Serrano was making his third major league start.

”The pitch got away,” Serrano said. ”It's in the back of my mind the whole game. It's not something I want to play over and over in my mind. it's a pretty scary thing.”

John Buck hit a go-ahead two-run homer in the eighth inning to boost the Royals to their first win in six home games.

Suzuki, batting .366 and with a major league-leading 189 hits, did not lost consciousness but was woozy and disoriented, Melvin said.

”I know he's certainly not trying to hit him, but it's missing by a pretty wide margin,” Melvin said.

With the Royals trailing 2-1 in the eighth, Desi Relaford hit a one-out single to right, and Buck sent Ryan Franklin's first pitch over the left-field wall for his fifth homer.

D.J. Carrasco (2-1) pitched two perfect innings in relief of Serrano for the win.

Franklin (3-12) retired 15 straight in one stretch, but lost his seventh straight decision.
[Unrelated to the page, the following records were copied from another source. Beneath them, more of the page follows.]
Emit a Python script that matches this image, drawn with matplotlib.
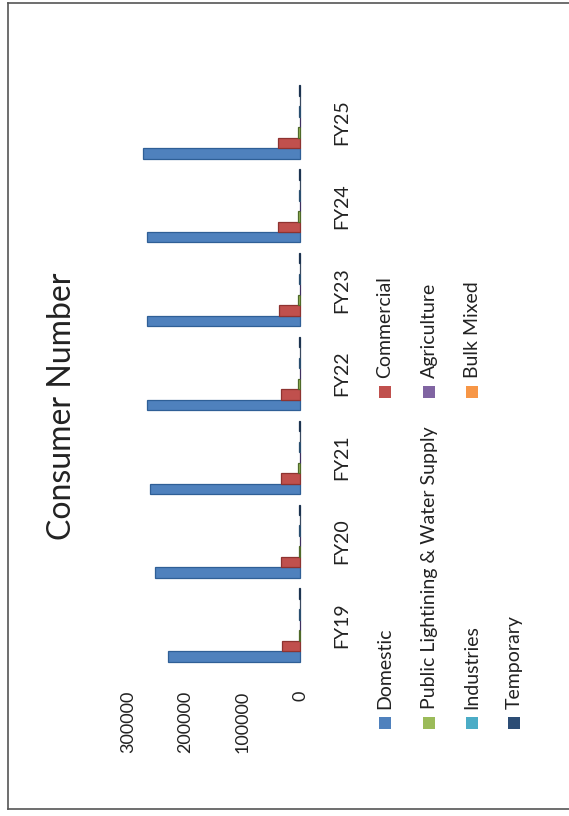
import matplotlib.pyplot as plt
import numpy as np
from matplotlib.lines import Line2D
from matplotlib.patches import Rectangle

plt.rcParams['font.family'] = ['Lato', 'DejaVu Sans']

years = ["FY19", "FY20", "FY21", "FY22", "FY23", "FY24", "FY25"]
domestic = [230000, 253000, 262000, 267000, 267000, 266000, 274000]
commercial = [32000, 34000, 34000, 34000, 37000, 39000, 39000]
public_lighting = [2500, 2600, 2700, 2800, 2900, 3000, 3100]
agriculture = [400, 400, 420, 430, 440, 450, 460]
industries = [2200, 2250, 2300, 2350, 2400, 2450, 2500]
bulk_mixed = [600, 600, 620, 630, 640, 650, 660]
temporary = [2000, 1900, 2100, 2000, 2200, 2100, 2300]

series = [
    ("Domestic", domestic, "#4F81BD", "#2f5f96"),
    ("Commercial", commercial, "#C0504D", "#8e3330"),
    ("Public Lightining & Water Supply", public_lighting, "#9BBB59", "#4f6a2a"),
    ("Agriculture", agriculture, "#8064A2", "#3f3060"),
    ("Industries", industries, "#4BACC6", "#2a4f70"),
    ("Bulk Mixed", bulk_mixed, "#F79646", "#3a4a60"),
    ("Temporary", temporary, "#2C4D75", "#1c3350"),
]

W, H = 569, 816
fig = plt.figure(figsize=(W / 100, H / 100), dpi=100)

def fx(px):
    return px / W

def fy(py):
    return 1 - py / H

# chart is laid on its side: categories run upward, values run leftward
ax = fig.add_axes([fx(128), fy(667), fx(300) - fx(128), fy(80) - fy(667)])
y = np.arange(len(years))
bh = 0.125
for i, (name, vals, col, edge) in enumerate(series):
    off = (i - 3) * bh
    ax.barh(y + off, vals, height=bh, color=col, edgecolor=edge, linewidth=0.9,
            clip_on=False)

ax.set_xlim(300000, 0)
ax.set_ylim(-0.5, len(years) - 0.5)
ax.set_xticks([0, 100000, 200000, 300000])
ax.set_xticklabels(["0", "100000", "200000", "300000"])
ax.set_yticks(y)
ax.set_yticklabels(years)
ax.yaxis.tick_right()
ax.tick_params(axis='x', length=0, pad=17, labelrotation=90, labelsize=13, colors='#222222')
ax.tick_params(axis='y', length=0, pad=30, labelrotation=90, labelsize=14, colors='#222222')
for lab in ax.get_yticklabels():
    lab.set_va('center')
    lab.set_ha('center')
for s in ax.spines.values():
    s.set_visible(False)

fig.text(fx(62), fy(406), "Consumer Number", rotation=90, fontsize=23,
         ha='center', va='center', color='#222222')

# legend, two blocks of rotated entries
legend_pos = [
    (385, 723), (385, 392),
    (429, 723), (429, 392),
    (472, 723), (472, 392),
    (514, 723),
]
sq = 12
for (name, vals, col, edge), (px, py) in zip(series, legend_pos):
    fig.add_artist(Rectangle((fx(px - sq / 2), fy(py + sq / 2)), sq / W, sq / H,
                             transform=fig.transFigure, facecolor=col, edgecolor='none'))
    fig.text(fx(px), fy(py - 14), name, rotation=90, fontsize=14,
             ha='center', va='bottom', color='#222222')

# page frame
frame = dict(color='#555555', linewidth=1.2, transform=fig.transFigure)
fig.add_artist(Line2D([fx(8), fx(8)], [fy(3), fy(809)], **frame))
fig.add_artist(Line2D([fx(8), 1], [fy(3), fy(3)], **frame))
fig.add_artist(Line2D([fx(8), 1], [fy(809), fy(809)], **frame))

fig.savefig("out.png", dpi=100)
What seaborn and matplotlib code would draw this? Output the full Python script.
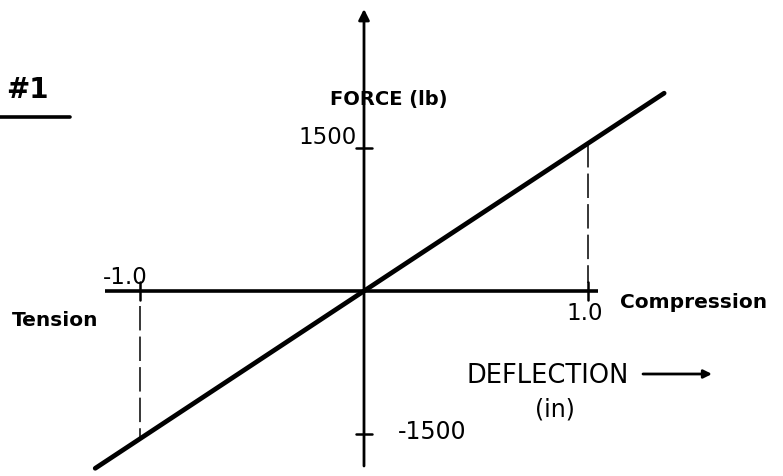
import numpy as np
import matplotlib
matplotlib.use("Agg")
import matplotlib.pyplot as plt
import seaborn as sns

# ---- data ----
deflection = [-1.20, 0.0, 1.34]          # in
force = [-1860.0, 0.0, 2075.0]           # lb
x_ticks = [-1.0, 1.0]
x_tick_labels = ["-1.0", "1.0"]
y_ticks = [1500, -1500]
y_tick_labels = ["1500", "-1500"]

sns.set_theme(style="white")
plt.rcParams["font.family"] = ["DejaVu Sans"]
plt.rcParams["text.color"] = "black"

W, H = 783, 477
fig = plt.figure(figsize=(W / 100, H / 100), dpi=100)
ax = fig.add_axes([0, 0, 1, 1])

# pixel <-> data mapping of the drawing
OX, OY, SX, SY = 364.0, 292.0, 224.0, 143.0 / 1500.0
def dx(px):
    return (px - OX) / SX
def dy(py):
    return (OY - py) / SY

ax.set_xlim(dx(0), dx(W))
ax.set_ylim(dy(H), dy(0))
ax.axis("off")

# main force-deflection line
sns.lineplot(x=deflection, y=force, ax=ax, color="black", lw=3.4,
             solid_capstyle="round", sort=False)

# horizontal (deflection) axis
ax.plot([dx(105), dx(598)], [0, 0], color="black", lw=2.6, solid_capstyle="butt")
# vertical (force) axis with arrow
ax.annotate("", xy=(0, dy(10)), xytext=(0, dy(467)),
            arrowprops=dict(arrowstyle="-|>", lw=2.0, color="black",
                            mutation_scale=16, shrinkA=0, shrinkB=0))

# tick marks
for xt in x_ticks:
    ax.plot([xt, xt], [dy(283), dy(301)], color="black", lw=1.8)
for yt in y_ticks:
    ax.plot([dx(356), dx(372)], [yt, yt], color="black", lw=1.8)

# dashed guides from axis to the line
f_at = {xt: float(np.interp(xt, deflection, force)) for xt in x_ticks}
ax.plot([-1.0, -1.0], [dy(307), f_at[-1.0]], color="black", lw=1.1,
        linestyle=(0, (16, 4)))
ax.plot([1.0, 1.0], [f_at[1.0], dy(284)], color="black", lw=1.1,
        linestyle=(0, (16, 4)))

# tick labels
ax.text(dx(125), dy(277), x_tick_labels[0], fontsize=16.5, ha="center", va="center")
ax.text(dx(585), dy(314), x_tick_labels[1], fontsize=16.5, ha="center", va="center")
ax.text(dx(328), dy(138), y_tick_labels[0], fontsize=16.5, ha="center", va="center")
ax.text(dx(432), dy(432), y_tick_labels[1], fontsize=17, ha="center", va="center")

# annotations / axis titles
ax.text(dx(389), dy(100), "FORCE (lb)", fontsize=14, fontweight="bold",
        ha="center", va="center")
ax.text(dx(694), dy(303), "Compression", fontsize=14.5, fontweight="bold",
        ha="center", va="center")
ax.text(dx(55), dy(320), "Tension", fontsize=14.5, fontweight="bold",
        ha="center", va="center")
ax.text(dx(548), dy(376), "DEFLECTION", fontsize=18.5, ha="center", va="center")
ax.annotate("", xy=(dx(712), dy(375)), xytext=(dx(643), dy(375)),
            arrowprops=dict(arrowstyle="-|>", lw=2.0, color="black",
                            mutation_scale=12, shrinkA=0, shrinkB=0))
ax.text(dx(555), dy(410), "(in)", fontsize=17, ha="center", va="center")

ax.text(dx(27), dy(90), "#1", fontsize=20, fontweight="bold", ha="center", va="center")
ax.plot([dx(0), dx(70)], [dy(118), dy(118)], color="black", lw=2.6)

fig.savefig("out.png", dpi=100, facecolor="white")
He allowed three runs and five hits in eight innings.

Jolbert Cabrera's two-run homer had given Seattle a 2-1 lead in the seventh as the Mariners sought back-to-back road wins for the first time since mid-June.

Serrano had allowed just two hits until Bucky Jacobsen singled with one out in the seventh. Cabrera then hit a 1-0 pitch into left field which came down on top of the bullpen fence and bounced over for his fourth homer.

Serrano went seven innings and gave up just two runs on five hits, with three walks and two strikeouts. The right-hander also benefited from several standout defensive plays by rookie infielders Andrew Blanco and Ruben Gotay.